The Unfair Competition Law in the Courts
While the appellate courts have been reviewing a continuing parade of UCL cases, the Supreme Court majority has generally taken the approach well-summarized by Justice Marvin Baxter in a 1998 UCL decision:

The . . . court is not unmindful of the abuses to which the UCL is subject. Many of those concerns are matters that should be addressed to the Legislature, not the judiciary, however. . . Justice Janice Brown, a regular dissenter in UCL decision, has called the act "a means of generating attorneys fees without any corresponding public benefit" and proclaimed that "No statute...in this state or the nation confers the kind of unbridled standing to so many without definition, standards, notice requirements, or independent review." In a dissent in a subsequent case she stated that . . . Orderly legal development is not advanced by placing this court's imprimatur on yet another unfair competition claim of dubious pedigree. . . [Quelimaine Company v. Stewart Title Guarantee Co, 1998, and Stop Youth Addiction v. Lucky Stores]

  • Both a trial court and court of appeal rejected a UCL claim by former patients that a health plan was overcharging for copies of medical records. Yet after these rulings were made, other patients filed identical claims against the same plan and additional hospitals. The UCL and courts' interpretation allow the same cases to be brought over and over again.
  • The UCL is being used by a California attorney through an organization "Kids Against Pollution" to accuse the California Dental Association and the American Dental Association of unfairly competing against associations that advocate eliminating all mercury amalgam filings.

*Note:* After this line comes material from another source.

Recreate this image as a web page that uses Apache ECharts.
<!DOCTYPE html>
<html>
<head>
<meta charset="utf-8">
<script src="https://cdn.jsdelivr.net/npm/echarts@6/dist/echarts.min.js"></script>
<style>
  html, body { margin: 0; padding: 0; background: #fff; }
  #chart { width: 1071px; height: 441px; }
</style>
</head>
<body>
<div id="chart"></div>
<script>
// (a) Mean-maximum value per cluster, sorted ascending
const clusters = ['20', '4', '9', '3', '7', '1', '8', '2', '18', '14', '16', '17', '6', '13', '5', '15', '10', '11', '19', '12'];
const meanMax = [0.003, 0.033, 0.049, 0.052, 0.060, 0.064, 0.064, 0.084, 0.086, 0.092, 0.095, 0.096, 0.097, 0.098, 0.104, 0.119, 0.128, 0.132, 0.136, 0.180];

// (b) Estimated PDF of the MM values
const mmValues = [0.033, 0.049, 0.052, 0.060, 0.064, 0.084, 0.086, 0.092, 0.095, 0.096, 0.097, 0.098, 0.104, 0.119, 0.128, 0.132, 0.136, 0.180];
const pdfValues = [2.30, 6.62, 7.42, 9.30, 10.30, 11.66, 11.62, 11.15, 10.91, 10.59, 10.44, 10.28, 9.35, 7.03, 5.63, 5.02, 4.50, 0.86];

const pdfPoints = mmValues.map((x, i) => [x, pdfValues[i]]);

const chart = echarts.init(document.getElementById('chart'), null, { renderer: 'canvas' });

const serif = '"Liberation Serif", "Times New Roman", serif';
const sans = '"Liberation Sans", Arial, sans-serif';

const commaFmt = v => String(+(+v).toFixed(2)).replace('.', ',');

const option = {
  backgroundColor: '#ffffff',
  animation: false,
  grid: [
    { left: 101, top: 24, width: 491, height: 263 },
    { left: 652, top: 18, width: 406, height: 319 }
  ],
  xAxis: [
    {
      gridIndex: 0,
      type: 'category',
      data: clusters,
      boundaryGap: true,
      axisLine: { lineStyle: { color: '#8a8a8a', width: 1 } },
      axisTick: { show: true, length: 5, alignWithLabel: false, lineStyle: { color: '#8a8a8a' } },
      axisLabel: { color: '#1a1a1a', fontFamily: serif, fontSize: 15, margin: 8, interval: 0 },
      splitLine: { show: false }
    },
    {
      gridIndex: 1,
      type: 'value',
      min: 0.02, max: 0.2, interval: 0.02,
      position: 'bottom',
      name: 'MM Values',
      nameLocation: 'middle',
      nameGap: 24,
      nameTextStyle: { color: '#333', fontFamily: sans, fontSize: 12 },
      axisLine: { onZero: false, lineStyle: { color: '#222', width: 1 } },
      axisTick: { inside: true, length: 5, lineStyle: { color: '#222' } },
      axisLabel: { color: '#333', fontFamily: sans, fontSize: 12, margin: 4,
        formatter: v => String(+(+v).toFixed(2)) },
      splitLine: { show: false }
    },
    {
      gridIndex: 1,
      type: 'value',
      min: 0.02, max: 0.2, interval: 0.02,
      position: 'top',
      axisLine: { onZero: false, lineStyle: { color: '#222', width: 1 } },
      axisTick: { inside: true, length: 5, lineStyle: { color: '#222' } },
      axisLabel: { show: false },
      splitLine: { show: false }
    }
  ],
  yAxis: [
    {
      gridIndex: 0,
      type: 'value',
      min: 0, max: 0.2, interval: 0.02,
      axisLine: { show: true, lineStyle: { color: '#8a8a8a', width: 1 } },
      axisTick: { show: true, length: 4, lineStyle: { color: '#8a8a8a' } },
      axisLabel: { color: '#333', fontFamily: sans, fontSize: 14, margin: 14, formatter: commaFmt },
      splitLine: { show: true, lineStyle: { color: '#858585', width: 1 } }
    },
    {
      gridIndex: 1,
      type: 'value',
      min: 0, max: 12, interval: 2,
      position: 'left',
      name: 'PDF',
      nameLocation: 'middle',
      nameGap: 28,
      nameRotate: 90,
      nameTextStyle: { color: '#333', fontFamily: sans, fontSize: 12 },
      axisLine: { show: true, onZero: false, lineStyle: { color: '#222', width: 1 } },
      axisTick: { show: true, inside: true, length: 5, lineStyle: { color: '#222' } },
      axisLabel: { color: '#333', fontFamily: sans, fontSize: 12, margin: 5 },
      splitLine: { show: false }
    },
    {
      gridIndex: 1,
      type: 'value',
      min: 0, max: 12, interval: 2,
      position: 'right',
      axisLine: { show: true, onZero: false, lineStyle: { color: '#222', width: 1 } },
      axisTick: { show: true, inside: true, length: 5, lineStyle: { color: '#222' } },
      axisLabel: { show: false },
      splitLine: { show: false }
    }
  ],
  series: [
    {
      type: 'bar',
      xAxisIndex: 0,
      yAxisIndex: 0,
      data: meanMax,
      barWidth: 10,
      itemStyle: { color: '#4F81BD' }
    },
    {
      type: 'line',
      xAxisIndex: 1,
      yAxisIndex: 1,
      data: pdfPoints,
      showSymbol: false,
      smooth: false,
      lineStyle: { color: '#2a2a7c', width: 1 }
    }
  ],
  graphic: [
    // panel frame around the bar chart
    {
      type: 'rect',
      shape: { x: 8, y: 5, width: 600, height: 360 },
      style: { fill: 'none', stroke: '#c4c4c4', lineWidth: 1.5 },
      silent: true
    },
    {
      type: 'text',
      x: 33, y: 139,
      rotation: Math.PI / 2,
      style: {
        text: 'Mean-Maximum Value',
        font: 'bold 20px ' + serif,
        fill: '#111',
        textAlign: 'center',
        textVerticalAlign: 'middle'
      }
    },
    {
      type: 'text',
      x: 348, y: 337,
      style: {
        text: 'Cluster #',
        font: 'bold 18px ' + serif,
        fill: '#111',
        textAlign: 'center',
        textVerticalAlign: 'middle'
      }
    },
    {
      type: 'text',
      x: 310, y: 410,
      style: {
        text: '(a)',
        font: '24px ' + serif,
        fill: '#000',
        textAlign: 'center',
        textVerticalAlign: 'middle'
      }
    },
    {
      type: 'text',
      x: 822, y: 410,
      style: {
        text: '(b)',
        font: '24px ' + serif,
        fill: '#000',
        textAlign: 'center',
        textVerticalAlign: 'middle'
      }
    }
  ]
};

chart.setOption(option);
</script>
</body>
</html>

Courts have consistently thrown out for lack of evidence lawsuits attempting directly to win damages for use of mercury - some courts have referred to "junk science" in making the dismissals.
  • A vitamin maker was sued by a private attorney who claimed its bottles were too large, even though the label clearly stated the number of pills inside and their dosage.

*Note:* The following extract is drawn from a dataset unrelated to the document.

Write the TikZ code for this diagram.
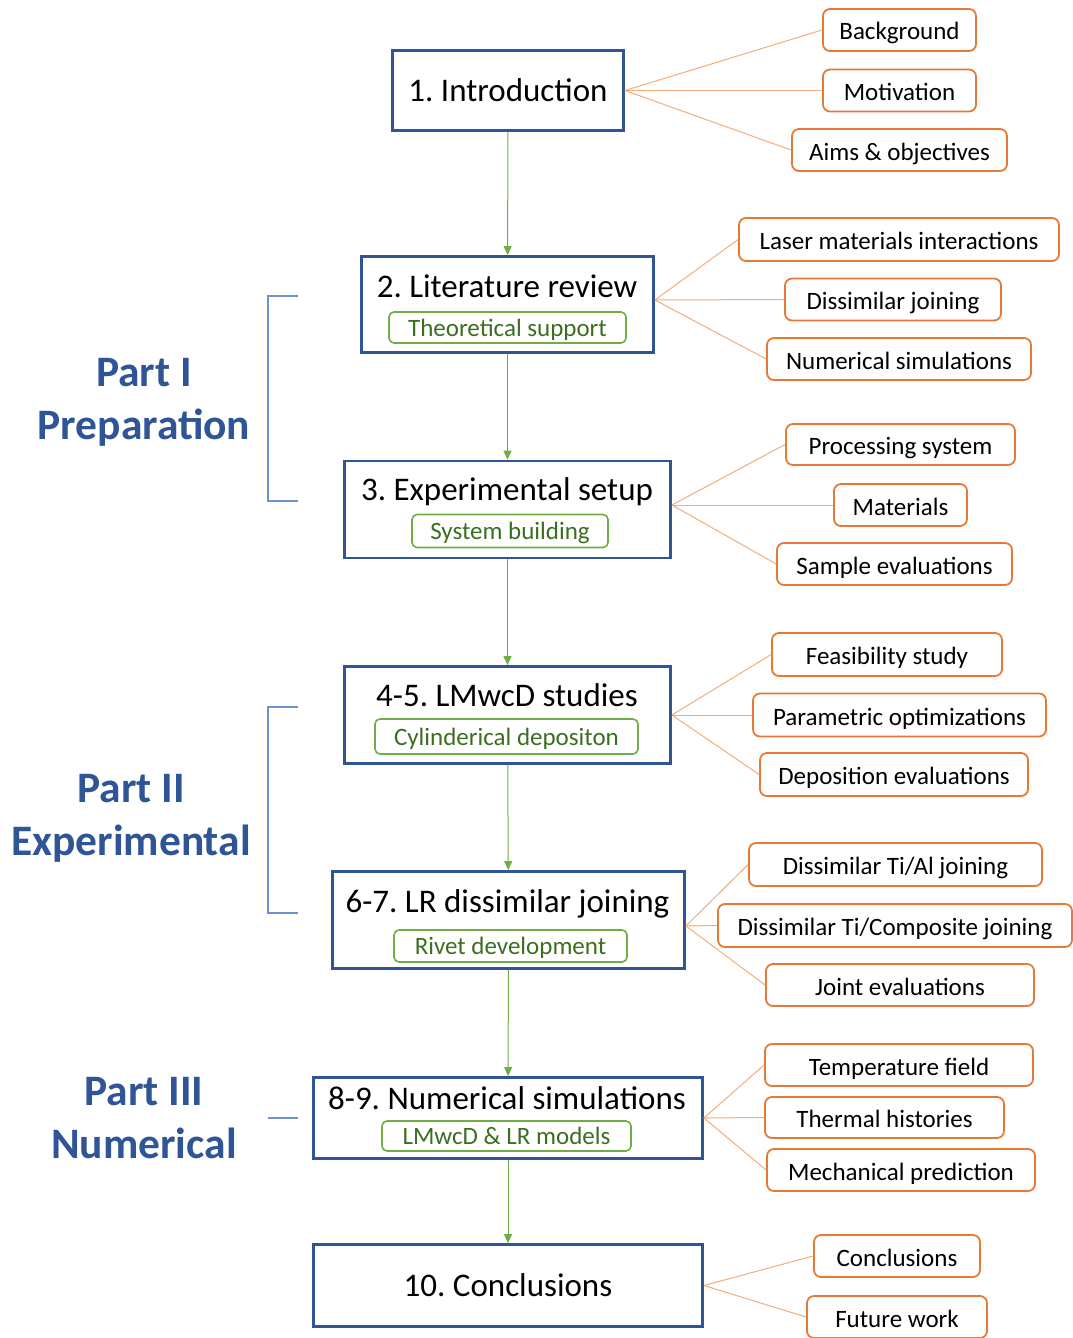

  • The California Lottery was sued by a player for money he lost on a Keno game that was later prohibited by the state Supreme Court because it was not a "lottery" form of gambling and therefore illegal under state law.
  • Dozens of manufacturers, wholesalers, and retailers of computer monitors were sued under the UCL by private attorneys over the same screen size issue that had already been litigated and settled by the Attorney General.

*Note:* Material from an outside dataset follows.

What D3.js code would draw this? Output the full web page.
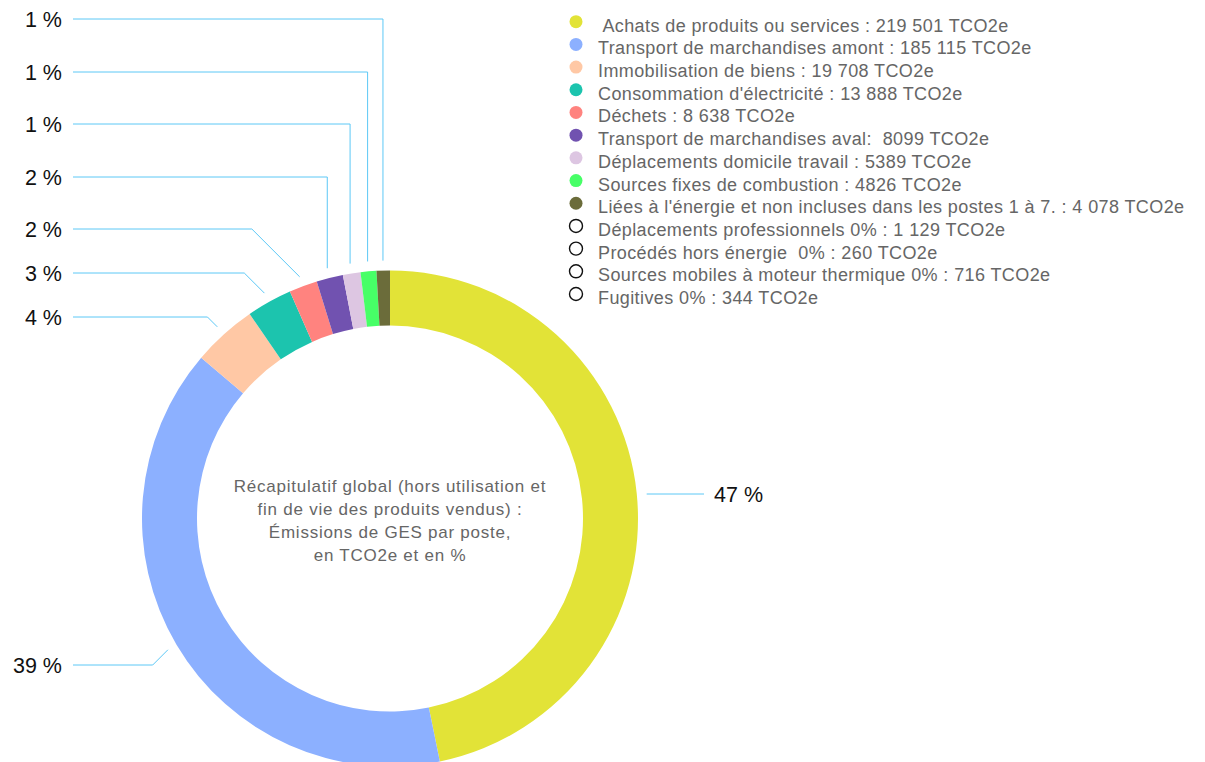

  • The Supreme Court refused to hear an appeal of a case where lower courts let an insurer be sued under the UCL by people who were not customers of the company but who complained about its pricing, coverage, and claims practices.
  • An apartment complex was sued for housing discrimination under the Unruh Act (which prohibits discrimination in accommodations) and the Unfair Competition Law. The complaint under the Unruh Act was dismissed because the association bringing the suit could not show that any of its members lived, tried to live, or desired to live at the apartments. However, the suit was still allowed to proceed under the UCL. . .
  • Twelve manufacturers were targeted by "carbon copy" UCL lawsuits alleging labeling violations under the California Organic Foods Act. Some firms manufacture products not covered by the act. Others made food which met organic standards and affixed the proper label after being notified by a state enforcement agency. One firm sued makes a product not entitled to use an organic label, but nevertheless is being sued for not using a label it would be illegal in using. . . . In all cases, the plaintiff is demanding restitution and attorney fees from all defendants.